▶ [Exercise description]
Print word for word the first line of the listing below and every line after it, through the line with "const hitLabels = [[748, 24.65], [1016, 13.73], [885, 11.85]];". Leave out the pictures and the rest.

▶ [Dataset excerpt]
== == ==
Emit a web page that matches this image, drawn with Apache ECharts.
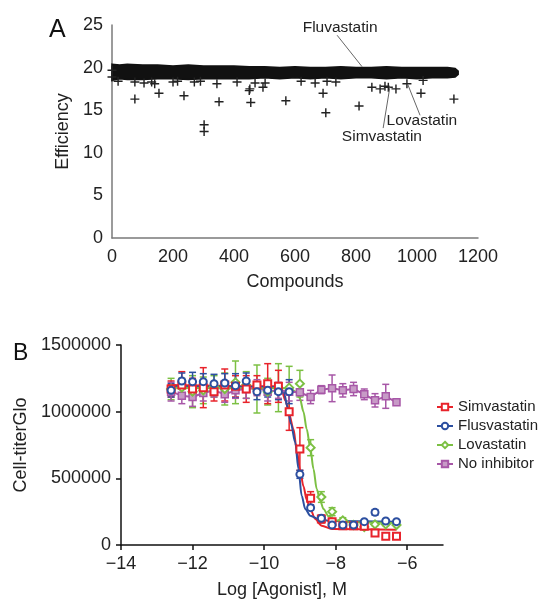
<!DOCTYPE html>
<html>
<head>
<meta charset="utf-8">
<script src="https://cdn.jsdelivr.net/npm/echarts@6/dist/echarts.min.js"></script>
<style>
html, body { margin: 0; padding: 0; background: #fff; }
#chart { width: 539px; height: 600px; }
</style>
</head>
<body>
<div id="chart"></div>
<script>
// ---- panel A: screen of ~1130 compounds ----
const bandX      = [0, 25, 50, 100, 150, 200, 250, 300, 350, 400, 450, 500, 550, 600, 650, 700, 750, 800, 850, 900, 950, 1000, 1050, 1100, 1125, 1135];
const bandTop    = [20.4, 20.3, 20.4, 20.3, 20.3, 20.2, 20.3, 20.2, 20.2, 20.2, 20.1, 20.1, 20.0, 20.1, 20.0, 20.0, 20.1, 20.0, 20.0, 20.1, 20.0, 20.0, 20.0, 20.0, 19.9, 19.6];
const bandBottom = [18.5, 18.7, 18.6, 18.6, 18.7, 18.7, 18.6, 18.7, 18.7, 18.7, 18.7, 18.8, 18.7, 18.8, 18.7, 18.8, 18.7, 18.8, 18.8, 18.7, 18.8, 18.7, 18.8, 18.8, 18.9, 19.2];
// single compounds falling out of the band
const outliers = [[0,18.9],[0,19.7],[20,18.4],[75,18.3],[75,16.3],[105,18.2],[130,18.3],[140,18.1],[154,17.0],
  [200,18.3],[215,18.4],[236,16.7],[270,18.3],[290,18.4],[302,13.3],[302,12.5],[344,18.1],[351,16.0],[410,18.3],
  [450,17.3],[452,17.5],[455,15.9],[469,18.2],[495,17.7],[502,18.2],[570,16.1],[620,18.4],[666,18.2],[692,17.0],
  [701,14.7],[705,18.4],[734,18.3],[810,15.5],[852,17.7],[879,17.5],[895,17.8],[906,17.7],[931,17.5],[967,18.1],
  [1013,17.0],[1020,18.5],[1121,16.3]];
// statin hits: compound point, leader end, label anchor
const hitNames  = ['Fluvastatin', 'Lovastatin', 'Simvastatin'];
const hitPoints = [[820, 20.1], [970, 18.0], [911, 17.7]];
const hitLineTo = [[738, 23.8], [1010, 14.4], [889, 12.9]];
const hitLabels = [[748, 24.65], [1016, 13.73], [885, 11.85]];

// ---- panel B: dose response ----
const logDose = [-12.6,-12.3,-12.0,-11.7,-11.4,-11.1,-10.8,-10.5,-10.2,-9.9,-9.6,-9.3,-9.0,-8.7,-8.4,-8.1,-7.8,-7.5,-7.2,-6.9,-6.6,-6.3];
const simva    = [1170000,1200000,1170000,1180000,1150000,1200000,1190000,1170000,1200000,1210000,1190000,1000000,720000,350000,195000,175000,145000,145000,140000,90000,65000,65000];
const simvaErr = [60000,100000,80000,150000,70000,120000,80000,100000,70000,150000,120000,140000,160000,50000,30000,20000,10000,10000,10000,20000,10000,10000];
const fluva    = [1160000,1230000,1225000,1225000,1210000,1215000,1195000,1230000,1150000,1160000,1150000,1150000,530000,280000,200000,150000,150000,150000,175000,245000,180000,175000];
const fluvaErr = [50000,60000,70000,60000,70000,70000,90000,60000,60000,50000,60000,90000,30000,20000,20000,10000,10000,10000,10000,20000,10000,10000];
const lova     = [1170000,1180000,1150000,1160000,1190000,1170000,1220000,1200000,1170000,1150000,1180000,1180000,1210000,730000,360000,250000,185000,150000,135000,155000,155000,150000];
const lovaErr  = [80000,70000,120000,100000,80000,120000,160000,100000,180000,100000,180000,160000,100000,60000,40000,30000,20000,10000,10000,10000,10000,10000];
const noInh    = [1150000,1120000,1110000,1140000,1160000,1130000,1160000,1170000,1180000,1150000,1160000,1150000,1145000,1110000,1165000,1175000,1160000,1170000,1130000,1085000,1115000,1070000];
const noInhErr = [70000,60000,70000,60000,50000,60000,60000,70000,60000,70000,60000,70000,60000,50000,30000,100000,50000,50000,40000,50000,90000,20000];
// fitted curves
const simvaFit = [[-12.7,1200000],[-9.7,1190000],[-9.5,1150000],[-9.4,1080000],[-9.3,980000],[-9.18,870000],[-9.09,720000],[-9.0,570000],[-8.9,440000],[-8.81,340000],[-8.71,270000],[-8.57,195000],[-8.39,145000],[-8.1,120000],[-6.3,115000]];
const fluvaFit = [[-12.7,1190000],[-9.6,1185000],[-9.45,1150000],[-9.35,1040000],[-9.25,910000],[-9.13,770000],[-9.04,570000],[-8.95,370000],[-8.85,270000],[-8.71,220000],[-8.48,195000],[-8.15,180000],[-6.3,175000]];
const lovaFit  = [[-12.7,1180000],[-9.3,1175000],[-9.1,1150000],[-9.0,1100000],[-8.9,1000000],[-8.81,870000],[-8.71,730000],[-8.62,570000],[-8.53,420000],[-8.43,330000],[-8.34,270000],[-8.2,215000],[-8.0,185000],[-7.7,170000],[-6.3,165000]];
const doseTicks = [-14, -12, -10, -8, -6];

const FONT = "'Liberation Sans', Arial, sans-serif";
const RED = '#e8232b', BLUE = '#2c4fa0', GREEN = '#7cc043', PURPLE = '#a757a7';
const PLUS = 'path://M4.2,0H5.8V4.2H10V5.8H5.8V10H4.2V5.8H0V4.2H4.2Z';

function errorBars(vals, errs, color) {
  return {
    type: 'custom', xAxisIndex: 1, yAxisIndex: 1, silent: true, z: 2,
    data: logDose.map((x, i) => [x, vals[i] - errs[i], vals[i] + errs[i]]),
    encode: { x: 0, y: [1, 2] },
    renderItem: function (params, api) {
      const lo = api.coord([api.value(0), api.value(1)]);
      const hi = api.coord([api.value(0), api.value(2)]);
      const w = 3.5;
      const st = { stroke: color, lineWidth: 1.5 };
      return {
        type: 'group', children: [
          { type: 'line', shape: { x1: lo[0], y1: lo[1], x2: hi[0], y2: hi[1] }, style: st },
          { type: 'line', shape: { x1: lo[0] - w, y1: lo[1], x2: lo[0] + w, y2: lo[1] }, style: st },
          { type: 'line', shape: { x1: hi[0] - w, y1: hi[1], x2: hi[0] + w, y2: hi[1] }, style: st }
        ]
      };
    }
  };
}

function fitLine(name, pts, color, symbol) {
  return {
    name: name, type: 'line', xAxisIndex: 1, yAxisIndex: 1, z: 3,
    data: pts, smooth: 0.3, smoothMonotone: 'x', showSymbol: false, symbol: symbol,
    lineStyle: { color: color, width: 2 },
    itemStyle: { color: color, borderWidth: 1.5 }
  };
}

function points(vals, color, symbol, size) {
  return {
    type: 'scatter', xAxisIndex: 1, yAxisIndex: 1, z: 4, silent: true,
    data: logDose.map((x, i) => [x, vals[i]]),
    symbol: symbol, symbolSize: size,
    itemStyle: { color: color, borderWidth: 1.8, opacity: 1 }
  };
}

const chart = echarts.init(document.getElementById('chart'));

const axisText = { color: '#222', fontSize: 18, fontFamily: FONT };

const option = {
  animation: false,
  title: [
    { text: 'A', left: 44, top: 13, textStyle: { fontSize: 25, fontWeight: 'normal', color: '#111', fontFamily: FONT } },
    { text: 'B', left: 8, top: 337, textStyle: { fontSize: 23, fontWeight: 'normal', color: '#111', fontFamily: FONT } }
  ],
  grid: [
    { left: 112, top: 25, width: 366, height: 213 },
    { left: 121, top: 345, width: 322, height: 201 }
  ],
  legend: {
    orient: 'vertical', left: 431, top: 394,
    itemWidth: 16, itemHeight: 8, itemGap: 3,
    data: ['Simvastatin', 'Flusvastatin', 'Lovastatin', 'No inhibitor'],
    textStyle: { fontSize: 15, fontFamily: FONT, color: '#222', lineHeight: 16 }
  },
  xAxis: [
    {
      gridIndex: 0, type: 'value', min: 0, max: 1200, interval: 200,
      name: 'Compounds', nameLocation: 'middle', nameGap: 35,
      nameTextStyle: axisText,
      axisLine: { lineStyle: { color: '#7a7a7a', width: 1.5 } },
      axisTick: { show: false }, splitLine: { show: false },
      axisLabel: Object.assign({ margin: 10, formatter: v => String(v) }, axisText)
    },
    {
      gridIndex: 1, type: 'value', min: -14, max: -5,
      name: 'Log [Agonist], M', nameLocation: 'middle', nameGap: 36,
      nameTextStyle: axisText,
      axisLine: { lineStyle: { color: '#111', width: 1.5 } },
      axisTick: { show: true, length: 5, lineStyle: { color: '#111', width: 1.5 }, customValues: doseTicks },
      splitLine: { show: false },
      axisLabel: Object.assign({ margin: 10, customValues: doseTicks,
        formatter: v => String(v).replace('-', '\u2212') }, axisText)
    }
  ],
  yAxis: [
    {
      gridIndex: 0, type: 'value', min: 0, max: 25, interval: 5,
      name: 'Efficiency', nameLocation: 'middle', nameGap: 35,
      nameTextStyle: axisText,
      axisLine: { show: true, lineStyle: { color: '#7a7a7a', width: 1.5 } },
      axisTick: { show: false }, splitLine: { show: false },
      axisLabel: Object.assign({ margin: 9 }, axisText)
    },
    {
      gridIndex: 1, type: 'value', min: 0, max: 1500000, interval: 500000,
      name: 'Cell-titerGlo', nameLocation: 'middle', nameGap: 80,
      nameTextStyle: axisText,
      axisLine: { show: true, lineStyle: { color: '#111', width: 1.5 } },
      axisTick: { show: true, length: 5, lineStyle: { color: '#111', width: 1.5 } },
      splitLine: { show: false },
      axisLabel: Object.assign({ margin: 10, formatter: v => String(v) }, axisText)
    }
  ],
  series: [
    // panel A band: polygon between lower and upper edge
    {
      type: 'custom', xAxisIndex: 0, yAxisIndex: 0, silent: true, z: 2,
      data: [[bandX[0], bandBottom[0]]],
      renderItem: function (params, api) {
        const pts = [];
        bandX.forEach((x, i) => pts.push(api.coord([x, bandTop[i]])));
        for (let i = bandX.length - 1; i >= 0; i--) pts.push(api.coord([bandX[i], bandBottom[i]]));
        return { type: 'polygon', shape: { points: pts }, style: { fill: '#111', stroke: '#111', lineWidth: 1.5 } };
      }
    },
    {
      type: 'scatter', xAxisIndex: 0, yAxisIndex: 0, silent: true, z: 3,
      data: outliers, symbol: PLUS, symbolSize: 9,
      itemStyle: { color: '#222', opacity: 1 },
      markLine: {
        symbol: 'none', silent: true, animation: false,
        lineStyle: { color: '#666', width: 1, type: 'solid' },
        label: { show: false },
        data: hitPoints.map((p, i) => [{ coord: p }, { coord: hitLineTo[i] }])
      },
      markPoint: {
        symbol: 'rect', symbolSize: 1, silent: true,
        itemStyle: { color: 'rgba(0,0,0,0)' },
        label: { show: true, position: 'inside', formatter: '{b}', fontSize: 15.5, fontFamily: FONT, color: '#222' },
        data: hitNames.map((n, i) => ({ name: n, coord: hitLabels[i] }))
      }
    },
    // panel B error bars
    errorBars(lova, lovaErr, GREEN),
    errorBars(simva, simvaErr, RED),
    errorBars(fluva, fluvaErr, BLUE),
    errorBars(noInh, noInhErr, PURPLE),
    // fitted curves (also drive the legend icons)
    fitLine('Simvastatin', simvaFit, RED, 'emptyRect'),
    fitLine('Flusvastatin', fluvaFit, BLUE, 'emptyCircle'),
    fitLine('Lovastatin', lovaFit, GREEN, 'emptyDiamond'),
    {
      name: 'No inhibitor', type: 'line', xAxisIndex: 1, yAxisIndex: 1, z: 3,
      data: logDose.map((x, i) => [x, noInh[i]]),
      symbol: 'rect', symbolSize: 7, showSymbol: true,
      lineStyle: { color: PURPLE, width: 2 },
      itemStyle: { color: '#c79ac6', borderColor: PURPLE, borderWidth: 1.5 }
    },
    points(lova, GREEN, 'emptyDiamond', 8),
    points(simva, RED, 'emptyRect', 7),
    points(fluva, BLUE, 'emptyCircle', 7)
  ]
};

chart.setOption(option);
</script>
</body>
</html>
== == ==
▶ [Output for this exercise]
Emit a web page that matches this image, drawn with Apache ECharts.
<!DOCTYPE html>
<html>
<head>
<meta charset="utf-8">
<script src="https://cdn.jsdelivr.net/npm/echarts@6/dist/echarts.min.js"></script>
<style>
html, body { margin: 0; padding: 0; background: #fff; }
#chart { width: 539px; height: 600px; }
</style>
</head>
<body>
<div id="chart"></div>
<script>
// ---- panel A: screen of ~1130 compounds ----
const bandX      = [0, 25, 50, 100, 150, 200, 250, 300, 350, 400, 450, 500, 550, 600, 650, 700, 750, 800, 850, 900, 950, 1000, 1050, 1100, 1125, 1135];
const bandTop    = [20.4, 20.3, 20.4, 20.3, 20.3, 20.2, 20.3, 20.2, 20.2, 20.2, 20.1, 20.1, 20.0, 20.1, 20.0, 20.0, 20.1, 20.0, 20.0, 20.1, 20.0, 20.0, 20.0, 20.0, 19.9, 19.6];
const bandBottom = [18.5, 18.7, 18.6, 18.6, 18.7, 18.7, 18.6, 18.7, 18.7, 18.7, 18.7, 18.8, 18.7, 18.8, 18.7, 18.8, 18.7, 18.8, 18.8, 18.7, 18.8, 18.7, 18.8, 18.8, 18.9, 19.2];
// single compounds falling out of the band
const outliers = [[0,18.9],[0,19.7],[20,18.4],[75,18.3],[75,16.3],[105,18.2],[130,18.3],[140,18.1],[154,17.0],
  [200,18.3],[215,18.4],[236,16.7],[270,18.3],[290,18.4],[302,13.3],[302,12.5],[344,18.1],[351,16.0],[410,18.3],
  [450,17.3],[452,17.5],[455,15.9],[469,18.2],[495,17.7],[502,18.2],[570,16.1],[620,18.4],[666,18.2],[692,17.0],
  [701,14.7],[705,18.4],[734,18.3],[810,15.5],[852,17.7],[879,17.5],[895,17.8],[906,17.7],[931,17.5],[967,18.1],
  [1013,17.0],[1020,18.5],[1121,16.3]];
// statin hits: compound point, leader end, label anchor
const hitNames  = ['Fluvastatin', 'Lovastatin', 'Simvastatin'];
const hitPoints = [[820, 20.1], [970, 18.0], [911, 17.7]];
const hitLineTo = [[738, 23.8], [1010, 14.4], [889, 12.9]];
const hitLabels = [[748, 24.65], [1016, 13.73], [885, 11.85]];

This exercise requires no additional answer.